There’s no standard 504 plan required by the law. Every school district handles it a little differently. In general, a 504 plan should include the following elements, all tailored to a child’s individual needs:
- Specific accommodations, supports or services
- Names of the school professional that will provide each service
- The name of the person responsible for ensuring the 504 plan is implemented
A 504 plan could include specialized instruction in a general education classroom. It can also provide related services. These could include speech or occupational therapy or even counseling.
If you’re already familiar with what an IEP includes, you’ll notice that a 504 plan is less detailed. For example, a 504 plan doesn’t include annual goals. Learn more about the difference between 504 plans and IEPs.
Who develops a 504 plan?
A 504 plan is developed by a team of people who are familiar with the student and who understand the evaluation data and special services options. This group, sometimes called the 504 committee, might include:
- Your child’s general education teacher(s)
- A special education teacher
- The school principal
- You, the parent(s)
- The child (depending on his age and maturity)

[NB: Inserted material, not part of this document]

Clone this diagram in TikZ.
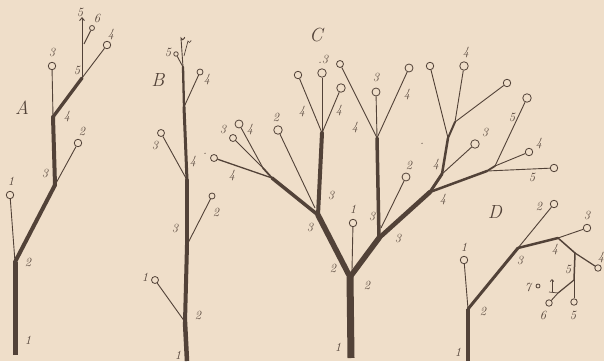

You can ask to be involved in all discussions and meetings about your child’s plan. But it’s important to know that the law doesn’t require or guarantee parent participation in these meetings.
After you receive a copy of your child’s 504 plan, keep an eye on how it’s being implemented. This is especially important, because the school isn’t required to give you regular updates on your child’s progress. Don’t wait until next year’s 504 plan meeting to raise your concerns!

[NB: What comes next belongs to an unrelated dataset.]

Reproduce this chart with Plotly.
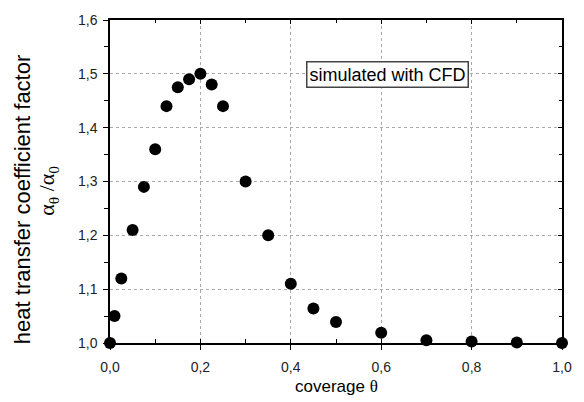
import plotly.graph_objects as go

coverage = [0.0, 0.01, 0.025, 0.05, 0.075, 0.1, 0.125, 0.15, 0.175, 0.2, 0.225, 0.25,
            0.3, 0.35, 0.4, 0.45, 0.5, 0.6, 0.7, 0.8, 0.9, 1.0]
factor = [1.0, 1.05, 1.12, 1.21, 1.29, 1.36, 1.44, 1.475, 1.49, 1.5, 1.48, 1.44,
          1.3, 1.2, 1.11, 1.064, 1.039, 1.019, 1.005, 1.003, 1.001, 1.0]

fig = go.Figure()
fig.add_trace(go.Scatter(
    x=coverage, y=factor, mode="markers",
    marker=dict(color="black", size=12, line=dict(width=0)),
    cliponaxis=False, showlegend=False,
))
# invisible trace to anchor the mirrored (top/right) tick axes
fig.add_trace(go.Scatter(
    x=coverage, y=factor, mode="markers", xaxis="x2", yaxis="y2",
    marker=dict(opacity=0), showlegend=False, hoverinfo="skip",
))

axis_common = dict(
    showline=True, linecolor="black", linewidth=1.5, mirror=True,
    showgrid=True, gridcolor="#aaaaaa", griddash="dot", gridwidth=1,
    zeroline=False,
    tickfont=dict(family="Liberation Sans, Arial", size=14, color="#222"),
    ticks="outside", ticklen=5, tickwidth=1.2, tickcolor="black",
)

fig.update_layout(
    xaxis=dict(
        range=[0, 1], dtick=0.2, tick0=0, tickformat=".1f", ticklabelstandoff=5,
        minor=dict(dtick=0.1, ticks="inside", ticklen=4, tickcolor="black", tickwidth=1.2, showgrid=False),
        **axis_common,
    ),
    yaxis=dict(
        range=[1.0, 1.6], dtick=0.1, tick0=1.0, tickformat=".1f", ticklabelstandoff=3,
        minor=dict(dtick=0.05, ticks="outside", ticklen=4, tickcolor="black", tickwidth=1.2, showgrid=False),
        **axis_common,
    ),
    xaxis2=dict(overlaying="x", side="top", range=[0, 1], dtick=0.2, tick0=0,
                showticklabels=False, showgrid=False, zeroline=False, showline=False,
                ticks="inside", ticklen=4, tickwidth=1.2, tickcolor="black",
                minor=dict(dtick=0.1, ticks="inside", ticklen=3, tickcolor="black", tickwidth=1.2)),
    yaxis2=dict(overlaying="y", side="right", range=[1.0, 1.6], dtick=0.1, tick0=1.0,
                showticklabels=False, showgrid=False, zeroline=False, showline=False,
                ticks="inside", ticklen=4, tickwidth=1.2, tickcolor="black",
                minor=dict(dtick=0.05, ticks="inside", ticklen=3, tickcolor="black", tickwidth=1.2)),
)

fig.add_annotation(
    xref="paper", yref="paper", x=-0.195, y=0.445, textangle=-90,
    text="heat transfer coefficient factor",
    showarrow=False, font=dict(family="Liberation Sans, Arial", size=22, color="black"),
    xanchor="center", yanchor="middle",
)
fig.add_annotation(
    xref="paper", yref="paper", x=-0.136, y=0.47, textangle=-90,
    text="α<sub>θ</sub> /α<sub>0</sub>",
    showarrow=False, font=dict(family="Liberation Serif, Times New Roman", size=22, color="black"),
    xanchor="center", yanchor="middle",
)
fig.add_annotation(
    xref="paper", yref="paper", x=0.5, y=-0.136,
    text="coverage <span style='font-family:Liberation Serif'>θ</span>",
    showarrow=False, font=dict(family="Liberation Sans, Arial", size=17, color="black"),
    xanchor="center", yanchor="middle",
)

fig.add_annotation(
    xref="x", yref="y", x=0.433, y=1.498, xanchor="left", yanchor="middle",
    text="simulated with CFD", showarrow=False,
    font=dict(family="Liberation Sans, Arial", size=18, color="black"),
    bgcolor="white", bordercolor="#444", borderwidth=1.5, borderpad=2,
)

fig.update_layout(
    width=584, height=402,
    margin=dict(l=110, r=12, t=13, b=59),
    paper_bgcolor="white", plot_bgcolor="white",
    separators=",.",
)

fig.write_html("out.html")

What happens at a 504 plan meeting?
Your child’s 504 plan must be reviewed by the 504 committee every year. Legally, parents are not guaranteed a seat at the table, but they are encouraged to attend. Here are some of the key things the committee may discuss in the annual 504 meeting:
- Your child’s strengths. This is a time for you and the team to share success your child has had in and out of school. For example, if your child struggles to pay attention and follow directions, the group might compare notes on his progress in those areas. Be sure to tell them about his wins at home and in extracurricular activities.
- Your concerns and suggestions for improving your child’s education. The meeting is a good time to share where you still see your child struggling. Is his backpack always disorganized? Does he forget to bring his homework assignments home? Let the committee know what you think might make these tasks easier for him, based on your experience.

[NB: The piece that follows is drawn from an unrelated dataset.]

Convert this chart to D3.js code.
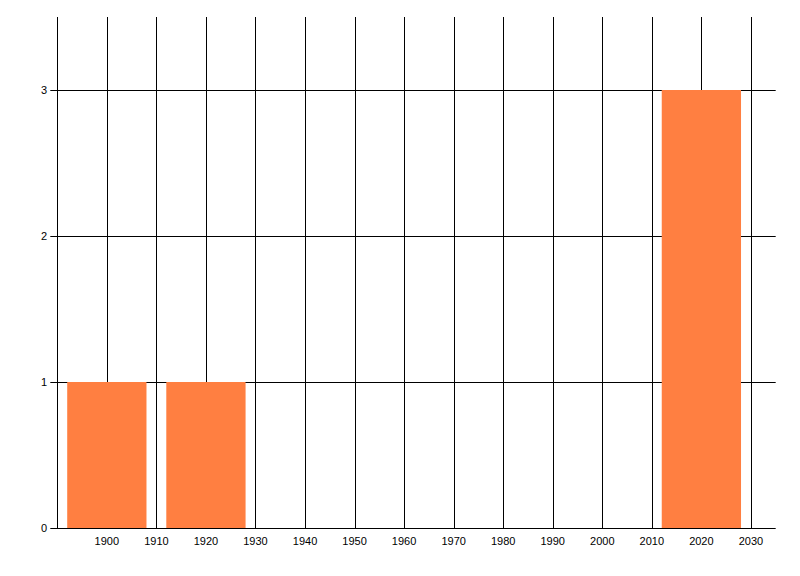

- Whether or not accommodations (such as assistive technology) and modifications are helping. If they aren’t helping your child as expected, the group needs to discuss upgrading, discontinuing or replacing them. The team should also consider any new instruction and technology tools that might be more helpful for your child.
Based on what’s covered in the meeting, the committee may propose changes to your child’s 504 plan. Your permission is only required if the committee recommends a major change in placement, such as discontinuing educational services that are in his current plan.
What happens if you don't agree with a 504 plan?
If you disagree with the school’s decisions about your child’s education, there are several ways to dispute it. Here are the steps you can take (usually in this order):
- Request a mediator to help you and the school reaches an agreement.
- Ask for a hearing before an impartial hearing officer.
- File a complaint with the federal Maryland State Department of Education
What can make the journey easier?
Whether you’re just learning about 504 plans or your child already has one in place, there are many ways to make the journey easier.
- Know your child’s issues. Observing your child can help you better understand his strengths, weaknesses and needs.
- Explore supports. Find out about accommodations that can help students with learning and attention issues.
- Partner with teachers. Communicating with your child’s teachers is a good way to advocate for your child and find out what’s working in the classroom—and what’s not.
- Connect with other parents. Parents like you can be a source of support, understanding and helpful advice.